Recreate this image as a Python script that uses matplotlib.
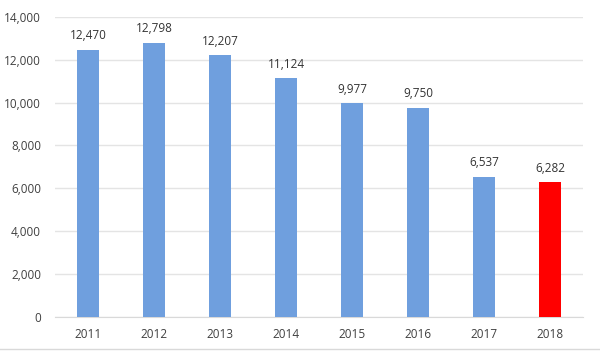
import matplotlib
matplotlib.use('Agg')
import matplotlib.pyplot as plt
import numpy as np

years = ['2011', '2012', '2013', '2014', '2015', '2016', '2017', '2018']
values = [12470, 12798, 12207, 11124, 9977, 9750, 6537, 6282]
colors = ['#6f9fde'] * 7 + ['#ff0000']

plt.rcParams['font.family'] = ['Open Sans', 'DejaVu Sans']

fig = plt.figure(figsize=(6, 3.51), dpi=100)
ax = fig.add_axes([0.0917, 0.097, 0.88, 0.855])

x = np.arange(len(years))
bars = ax.bar(x, values, width=0.32, color=colors, zorder=3)

for xi, v in zip(x, values):
    ax.text(xi, v + 350, f'{v:,}', ha='center', va='bottom', fontsize=8.5, color='#333333')

ax.set_xlim(-0.5, len(years) - 0.5)
ax.set_ylim(0, 14000)
ax.set_yticks(range(0, 14001, 2000))
ax.set_yticklabels([f'{t:,}' for t in range(0, 14001, 2000)])
ax.set_xticks(x)
ax.set_xticklabels(years)
ax.tick_params(axis='both', length=0, labelsize=8.5, colors='#404040')
ax.tick_params(axis='x', pad=8)
ax.tick_params(axis='y', pad=10)

ax.grid(axis='y', color='#e4e4e4', linewidth=1, zorder=0)
for s in ['top', 'right', 'left']:
    ax.spines[s].set_visible(False)
ax.spines['bottom'].set_color('#d9d9d9')

fig.add_artist(plt.Line2D([0, 1], [0.006, 0.006], color='#d9d9d9', linewidth=1))

fig.savefig('out.png', dpi=100)
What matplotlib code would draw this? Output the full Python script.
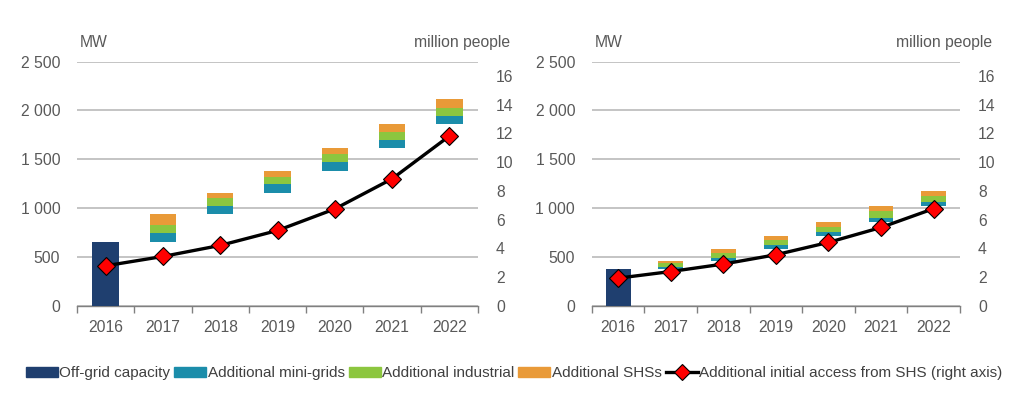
import numpy as np
import matplotlib.pyplot as plt
from matplotlib.lines import Line2D
from matplotlib.patches import Patch
from matplotlib.ticker import FuncFormatter

plt.rcParams['font.family'] = ['Liberation Sans', 'DejaVu Sans']

years = ['2016', '2017', '2018', '2019', '2020', '2021', '2022']

left_offgrid = [653, 0, 0, 0, 0, 0, 0]
left_minigrids = [0, 89, 85, 92, 89, 85, 82]
left_industrial = [0, 85, 79, 78, 85, 79, 79]
left_shs = [0, 109, 52, 58, 59, 85, 95]
left_access = [2.78, 3.43, 4.20, 5.24, 6.74, 8.84, 11.82]

right_offgrid = [374, 0, 0, 0, 0, 0, 0]
right_minigrids = [0, 26, 28, 44, 35, 40, 37]
right_industrial = [0, 34, 51, 51, 51, 78, 65]
right_shs = [0, 24, 41, 44, 51, 50, 54]
right_access = [1.92, 2.38, 2.90, 3.55, 4.41, 5.45, 6.76]

labels = ['Off-grid capacity', 'Additional mini-grids', 'Additional industrial',
          'Additional SHSs', 'Additional initial access from SHS (right axis)']

C_NAVY = '#1F3F6F'
C_TEAL = '#1B8DAA'
C_GREEN = '#8CC63F'
C_ORANGE = '#E99A38'
C_TICK = '#595959'
C_GRID = '#BFBFBF'
FS = 11.3

fig = plt.figure(figsize=(10.24, 3.97), dpi=100)


def fmt_thousands(v, pos):
    return f'{int(v):,}'.replace(',', ' ')


def panel(rect, offgrid, mini, ind, shs, access, width):
    ax = fig.add_axes(rect)
    x = np.arange(len(years))
    offgrid = np.array(offgrid, float)
    mini = np.array(mini, float)
    ind = np.array(ind, float)
    shs = np.array(shs, float)
    inc = offgrid + mini + ind + shs
    base = np.concatenate([[0], np.cumsum(inc)[:-1]])
    ax.bar(x, offgrid, width, color=C_NAVY, zorder=3)
    ax.bar(x, mini, width, bottom=base, color=C_TEAL, zorder=3)
    ax.bar(x, ind, width, bottom=base + mini, color=C_GREEN, zorder=3)
    ax.bar(x, shs, width, bottom=base + mini + ind, color=C_ORANGE, zorder=3)
    ax.set_xlim(-0.5, len(years) - 0.5)
    ax.set_ylim(0, 2500)
    ax.set_yticks(np.arange(0, 2501, 500))
    ax.yaxis.set_major_formatter(FuncFormatter(fmt_thousands))
    ax.yaxis.grid(True, color=C_GRID, linewidth=1.3, zorder=0)
    ax.set_axisbelow(True)
    ax.set_xticks(x)
    ax.set_xticklabels(years)
    ax.set_xticks(np.arange(-0.5, len(years)), minor=True)
    ax.tick_params(axis='x', which='major', length=0, pad=10, labelsize=FS, labelcolor=C_TICK)
    ax.tick_params(axis='x', which='minor', length=5, width=1, color='#808080', direction='out')
    ax.tick_params(axis='y', length=0, pad=12, labelsize=FS, labelcolor=C_TICK)
    for s in ['left', 'right', 'top']:
        ax.spines[s].set_visible(False)
    ax.spines['bottom'].set_color('#808080')
    ax.spines['bottom'].set_linewidth(1)

    ax2 = ax.twinx()
    ax2.plot(x, access, color='black', linewidth=2.4, marker='D', markersize=9,
             markerfacecolor='#FF0000', markeredgecolor='black', markeredgewidth=0.8, zorder=5)
    ax2.set_ylim(0, 17.0)
    ax2.set_yticks(np.arange(0, 17, 2))
    ax2.tick_params(axis='y', length=0, pad=13, labelsize=FS, labelcolor=C_TICK)
    for s in ax2.spines.values():
        s.set_visible(False)

    bb = rect
    fig.text(bb[0] + 0.003, bb[1] + bb[3] + 0.048, 'MW', fontsize=FS, color=C_TICK, va='center', ha='left')
    fig.text(bb[0] + bb[2] + 0.031, bb[1] + bb[3] + 0.048, 'million people', fontsize=FS,
             color=C_TICK, va='center', ha='right')
    return ax


axL = panel([0.0752, 0.230, 0.3916, 0.6146], left_offgrid, left_minigrids, left_industrial,
            left_shs, left_access, 0.46)
axR = panel([0.578, 0.230, 0.3594, 0.6146], right_offgrid, right_minigrids, right_industrial,
            right_shs, right_access, 0.47)

handles = [Patch(color=C_NAVY), Patch(color=C_TEAL), Patch(color=C_GREEN), Patch(color=C_ORANGE),
           Line2D([], [], color='black', linewidth=2.4, marker='D', markersize=8,
                  markerfacecolor='#FF0000', markeredgecolor='black', markeredgewidth=0.8)]
fig.legend(handles, labels, loc='center', bbox_to_anchor=(0.502, 0.06), ncol=5, frameon=False,
           fontsize=11, labelcolor='#404040', handlelength=2.1, handleheight=0.65, handletextpad=0.1,
           columnspacing=0.25, borderaxespad=0)

fig.savefig('out.png', dpi=100)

::::::::

Extract every line of the data exactly; pictures stay out.

RESULT:
Recreate this image as a Python script that uses matplotlib.
import matplotlib
matplotlib.use('Agg')
import matplotlib.pyplot as plt
import numpy as np

years = ['2011', '2012', '2013', '2014', '2015', '2016', '2017', '2018']
values = [12470, 12798, 12207, 11124, 9977, 9750, 6537, 6282]
colors = ['#6f9fde'] * 7 + ['#ff0000']

plt.rcParams['font.family'] = ['Open Sans', 'DejaVu Sans']

fig = plt.figure(figsize=(6, 3.51), dpi=100)
ax = fig.add_axes([0.0917, 0.097, 0.88, 0.855])

x = np.arange(len(years))
bars = ax.bar(x, values, width=0.32, color=colors, zorder=3)

for xi, v in zip(x, values):
    ax.text(xi, v + 350, f'{v:,}', ha='center', va='bottom', fontsize=8.5, color='#333333')

ax.set_xlim(-0.5, len(years) - 0.5)
ax.set_ylim(0, 14000)
ax.set_yticks(range(0, 14001, 2000))
ax.set_yticklabels([f'{t:,}' for t in range(0, 14001, 2000)])
ax.set_xticks(x)
ax.set_xticklabels(years)
ax.tick_params(axis='both', length=0, labelsize=8.5, colors='#404040')
ax.tick_params(axis='x', pad=8)
ax.tick_params(axis='y', pad=10)

ax.grid(axis='y', color='#e4e4e4', linewidth=1, zorder=0)
for s in ['top', 'right', 'left']:
    ax.spines[s].set_visible(False)
ax.spines['bottom'].set_color('#d9d9d9')

fig.add_artist(plt.Line2D([0, 1], [0.006, 0.006], color='#d9d9d9', linewidth=1))

fig.savefig('out.png', dpi=100)
What matplotlib code would draw this? Output the full Python script.
import numpy as np
import matplotlib.pyplot as plt
from matplotlib.lines import Line2D
from matplotlib.patches import Patch
from matplotlib.ticker import FuncFormatter

plt.rcParams['font.family'] = ['Liberation Sans', 'DejaVu Sans']

years = ['2016', '2017', '2018', '2019', '2020', '2021', '2022']

left_offgrid = [653, 0, 0, 0, 0, 0, 0]
left_minigrids = [0, 89, 85, 92, 89, 85, 82]
left_industrial = [0, 85, 79, 78, 85, 79, 79]
left_shs = [0, 109, 52, 58, 59, 85, 95]
left_access = [2.78, 3.43, 4.20, 5.24, 6.74, 8.84, 11.82]

right_offgrid = [374, 0, 0, 0, 0, 0, 0]
right_minigrids = [0, 26, 28, 44, 35, 40, 37]
right_industrial = [0, 34, 51, 51, 51, 78, 65]
right_shs = [0, 24, 41, 44, 51, 50, 54]
right_access = [1.92, 2.38, 2.90, 3.55, 4.41, 5.45, 6.76]

labels = ['Off-grid capacity', 'Additional mini-grids', 'Additional industrial',
          'Additional SHSs', 'Additional initial access from SHS (right axis)']

C_NAVY = '#1F3F6F'
C_TEAL = '#1B8DAA'
C_GREEN = '#8CC63F'
C_ORANGE = '#E99A38'
C_TICK = '#595959'
C_GRID = '#BFBFBF'
FS = 11.3

fig = plt.figure(figsize=(10.24, 3.97), dpi=100)


def fmt_thousands(v, pos):
    return f'{int(v):,}'.replace(',', ' ')


def panel(rect, offgrid, mini, ind, shs, access, width):
    ax = fig.add_axes(rect)
    x = np.arange(len(years))
    offgrid = np.array(offgrid, float)
    mini = np.array(mini, float)
    ind = np.array(ind, float)
    shs = np.array(shs, float)
    inc = offgrid + mini + ind + shs
    base = np.concatenate([[0], np.cumsum(inc)[:-1]])
    ax.bar(x, offgrid, width, color=C_NAVY, zorder=3)
    ax.bar(x, mini, width, bottom=base, color=C_TEAL, zorder=3)
    ax.bar(x, ind, width, bottom=base + mini, color=C_GREEN, zorder=3)
    ax.bar(x, shs, width, bottom=base + mini + ind, color=C_ORANGE, zorder=3)
    ax.set_xlim(-0.5, len(years) - 0.5)
    ax.set_ylim(0, 2500)
    ax.set_yticks(np.arange(0, 2501, 500))
    ax.yaxis.set_major_formatter(FuncFormatter(fmt_thousands))
    ax.yaxis.grid(True, color=C_GRID, linewidth=1.3, zorder=0)
    ax.set_axisbelow(True)
    ax.set_xticks(x)
    ax.set_xticklabels(years)
    ax.set_xticks(np.arange(-0.5, len(years)), minor=True)
    ax.tick_params(axis='x', which='major', length=0, pad=10, labelsize=FS, labelcolor=C_TICK)
    ax.tick_params(axis='x', which='minor', length=5, width=1, color='#808080', direction='out')
    ax.tick_params(axis='y', length=0, pad=12, labelsize=FS, labelcolor=C_TICK)
    for s in ['left', 'right', 'top']:
        ax.spines[s].set_visible(False)
    ax.spines['bottom'].set_color('#808080')
    ax.spines['bottom'].set_linewidth(1)

    ax2 = ax.twinx()
    ax2.plot(x, access, color='black', linewidth=2.4, marker='D', markersize=9,
             markerfacecolor='#FF0000', markeredgecolor='black', markeredgewidth=0.8, zorder=5)
    ax2.set_ylim(0, 17.0)
    ax2.set_yticks(np.arange(0, 17, 2))
    ax2.tick_params(axis='y', length=0, pad=13, labelsize=FS, labelcolor=C_TICK)
    for s in ax2.spines.values():
        s.set_visible(False)

    bb = rect
    fig.text(bb[0] + 0.003, bb[1] + bb[3] + 0.048, 'MW', fontsize=FS, color=C_TICK, va='center', ha='left')
    fig.text(bb[0] + bb[2] + 0.031, bb[1] + bb[3] + 0.048, 'million people', fontsize=FS,
             color=C_TICK, va='center', ha='right')
    return ax


axL = panel([0.0752, 0.230, 0.3916, 0.6146], left_offgrid, left_minigrids, left_industrial,
            left_shs, left_access, 0.46)
axR = panel([0.578, 0.230, 0.3594, 0.6146], right_offgrid, right_minigrids, right_industrial,
            right_shs, right_access, 0.47)

handles = [Patch(color=C_NAVY), Patch(color=C_TEAL), Patch(color=C_GREEN), Patch(color=C_ORANGE),
           Line2D([], [], color='black', linewidth=2.4, marker='D', markersize=8,
                  markerfacecolor='#FF0000', markeredgecolor='black', markeredgewidth=0.8)]
fig.legend(handles, labels, loc='center', bbox_to_anchor=(0.502, 0.06), ncol=5, frameon=False,
           fontsize=11, labelcolor='#404040', handlelength=2.1, handleheight=0.65, handletextpad=0.1,
           columnspacing=0.25, borderaxespad=0)

fig.savefig('out.png', dpi=100)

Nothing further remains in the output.